In fondo, è un po’ come onorare la virtuosa attitudine al ricordo, per realizzare che se un vitigno è nato e cresciuto in uno specifico areale ci sarà pure stato un motivo, nella civiltà contadina di allora; un motivo che chiedeva -e ancor chiede- rispetto. E se un tempo la scarsa produttività del trebbiano di Soave (da non confondersi con il trebbiano toscano o d’Abruzzo, casomai geneticamente imparentabile con il trebbiano di Lugana o il verdicchio) aveva fatto pilatescamente propendere per il progressivo abbandono della sua coltivazione -ma che volete, erano gli anni dell’ipertrofia produttiva nel più grande vigneto d’Europa!-, oggi questa sua caratteristica non può che stimolare la curiosità del vignaiolo attento. Figuriamoci poi nel caso in cui la sensibilità interpretativa è tutta virata al femminile! Ebbene sì, le giovani sorelle Tessari  -Meri, Valentina e Alessandra- hanno saputo riprendere e capitalizzare gli insegnamenti del padre Giovanni focalizzando le attenzioni sul binomio vitigno-terroir in modo intelligente, puntando così a una caratterizzazione forte nei loro vini, già avvertibile nel Soave Classico “base” ma che si fa esaltante nei preziosi cru della casa.

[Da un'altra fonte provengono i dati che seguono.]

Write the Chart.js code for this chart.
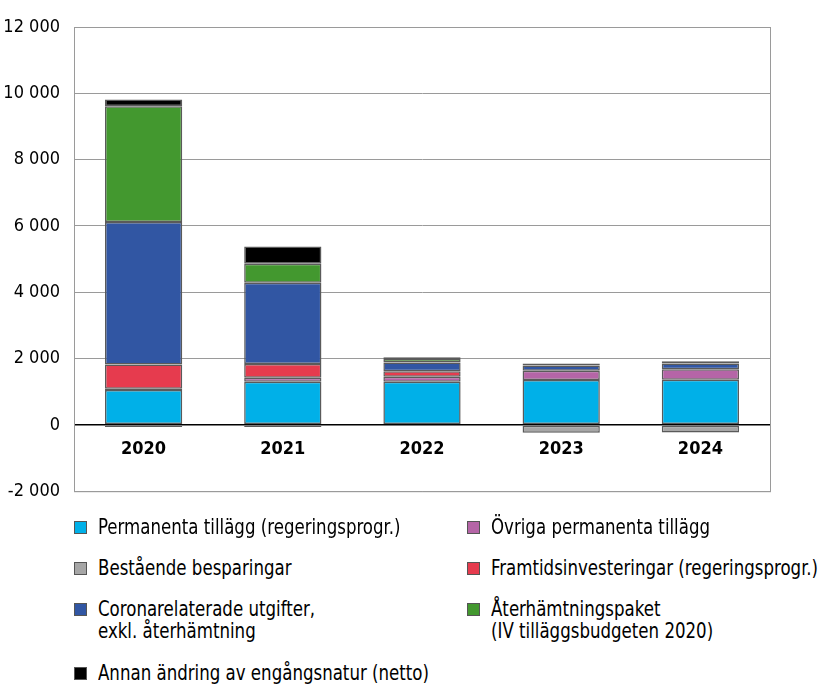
<!DOCTYPE html>
<html>
<head>
<meta charset="utf-8">
<script src="https://cdn.jsdelivr.net/npm/chart.js@4/dist/chart.umd.min.js"></script>
<style>
  html, body { margin: 0; padding: 0; background: #fff; }
  body { width: 819px; height: 685px; position: relative; overflow: hidden;
         font-family: 'DejaVu Sans Condensed', 'Liberation Sans Narrow', sans-serif; color: #000; }
  #wrap { position: absolute; left: 0; top: 0; width: 819px; height: 516px; }
  .leg { position: absolute; }
  .leg .sw { position: absolute; left: 0; top: 5px; width: 11px; height: 11px; border: 1px solid #555; }
  .leg .tx { position: absolute; left: 24px; top: 0; font-size: 21px; line-height: 22px;
             white-space: nowrap; transform: scaleX(0.88); transform-origin: 0 0; }
</style>
</head>
<body>
<div id="wrap"><canvas id="chart"></canvas></div>
<div id="legend"></div>
<script>
// years on the x axis
const years = ['2020', '2021', '2022', '2023', '2024'];
const yTicks = [-2000, 0, 2000, 4000, 6000, 8000, 10000, 12000];

// series values (mnkr)
const permanenta   = [1050, 1300, 1300, 1350, 1360];
const bestaende    = [-60, -60, -30, -240, -230];
const ovrigaPerm   = [40, 120, 150, 280, 320];
const framtids     = [730, 420, 170, null, null];
const corona       = [4300, 2450, 260, 160, 170];
const aterhamtning = [3490, 570, 110, 60, null];
const annan        = [200, 520, 50, null, 70];

const series = [
  { label: 'Permanenta tillägg (regeringsprogr.)', data: permanenta, color: '#00b0e8' },
  { label: 'Övriga permanenta tillägg', data: ovrigaPerm, color: '#b565a7' },
  { label: 'Framtidsinvesteringar (regeringsprogr.)', data: framtids, color: '#e63b4e' },
  { label: 'Coronarelaterade utgifter,\nexkl. återhämtning', data: corona, color: '#3156a3' },
  { label: 'Återhämtningspaket\n(IV tilläggsbudgeten 2020)', data: aterhamtning, color: '#43982f' },
  { label: 'Annan ändring av engångsnatur (netto)', data: annan, color: '#000000' },
  { label: 'Bestående besparingar', data: bestaende, color: '#a6a6a6' },
];

const FONT = "'DejaVu Sans Condensed', 'Liberation Sans Narrow', sans-serif";

// outer frame round the plot area
const frame = {
  id: 'frame',
  afterDraw(chart) {
    const { ctx, chartArea: a } = chart;
    ctx.save();
    ctx.strokeStyle = '#9a9a9a';
    ctx.lineWidth = 1;
    ctx.strokeRect(a.left + 0.5, a.top + 0.5, a.right - a.left, a.bottom - a.top);
    ctx.restore();
  }
};

new Chart(document.getElementById('chart'), {
  type: 'bar',
  data: {
    labels: years,
    datasets: series.map(s => ({
      label: s.label,
      data: s.data,
      backgroundColor: s.color,
      borderColor: '#5a5a5a',
      borderWidth: 1.5,
      borderSkipped: false,
      categoryPercentage: 1,
      barPercentage: 0.555,
    })),
  },
  options: {
    responsive: true,
    maintainAspectRatio: false,
    animation: false,
    layout: { padding: { top: 27, right: 49, bottom: 5, left: 0 } },
    plugins: { legend: { display: false }, tooltip: { enabled: false } },
    scales: {
      x: {
        stacked: true,
        position: { y: 0 },
        grid: { display: false },
        border: { display: false },
        ticks: { color: '#000', padding: 6, font: { family: FONT, size: 18, weight: 'bold' } },
      },
      y: {
        stacked: true,
        min: -2000,
        max: 12000,
        afterBuildTicks: axis => { axis.ticks = yTicks.map(v => ({ value: v })); },
        afterFit: axis => { axis.width = 74; },
        grid: {
          drawTicks: false,
          color: c => c.tick && c.tick.value === 0 ? '#000' : '#9a9a9a',
          lineWidth: c => c.tick && c.tick.value === 0 ? 1.6 : 1,
        },
        border: { color: '#9a9a9a' },
        ticks: {
          color: '#000',
          padding: 14,
          font: { family: FONT, size: 18 },
          callback: v => String(v).replace(/\B(?=(\d{3})+(?!\d))/g, ' '),
        },
      },
    },
  },
  plugins: [frame],
});

// legend in two columns, as in the report
const legendPos = [
  { i: 0, x: 74, y: 516 },
  { i: 1, x: 467, y: 516 },
  { i: 6, x: 74, y: 557 },
  { i: 2, x: 467, y: 557 },
  { i: 3, x: 74, y: 598 },
  { i: 4, x: 467, y: 598 },
  { i: 5, x: 74, y: 662 },
];
document.getElementById('legend').innerHTML = legendPos.map(p => {
  const s = series[p.i];
  return `<div class="leg" style="left:${p.x}px;top:${p.y}px">
    <span class="sw" style="background:${s.color}"></span>
    <div class="tx">${s.label.replace('\n', '<br>')}</div></div>`;
}).join('');
</script>
</body>
</html>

Massi Fitti è un progetto recente dalle radici lontane. Lo studio dei vari cloni presenti nei vecchi vigneti di proprietà, la successiva selezione sulla base delle migliori attitudini e infine l’ideazione di un impianto con la varietà di trebbiano ritenuta la più valida, hanno trovato compimento in una vigna che poggia sui suoli basaltici di pura matrice vulcanica di Fittà, nel cuore classico della denominazione Soave. Lì dove altitudini e ventilazione garantiscono spazialità aromatica, e dove l’unica concessione alla “contemporaneità” è costituita dalla scelta del sistema di allevamento a guyot, anziché della vecchia pergola veronese.

Fin dalle prime apparizioni questo nuovo cru di Suavia è andato distinguendosi per temperamento “vulcanico” e capacità di dettaglio: in barba alla gioventù del vigneto ha già dimostrato di essere in grado di sprigionare una precocissima complessità. Potenza del terroir certo, corroborata dai modi appropriati di tirar su una vigna e tramutarla in vino. Ma secondo me anche l’insondabile segno di riconoscenza di una natura benigna e matrona, da tributare a chi non intenda sacrificare più sapienza viticola, gesti e vocazioni sull’altare di una astratta, e a volte ossessiva, ricerca di modernità a tutti i costi.

Dal piccolo, misconosciuto trebbiano di Soave, da sempre timido sparring partner dell’elettiva garganega, il respiro autentico e profondo che solo attiene ad un radicamento reale, ad un acclimatamento reale. A qualcosa che non ti inventi e che era solo da cogliere. A qualcosa che era già lì.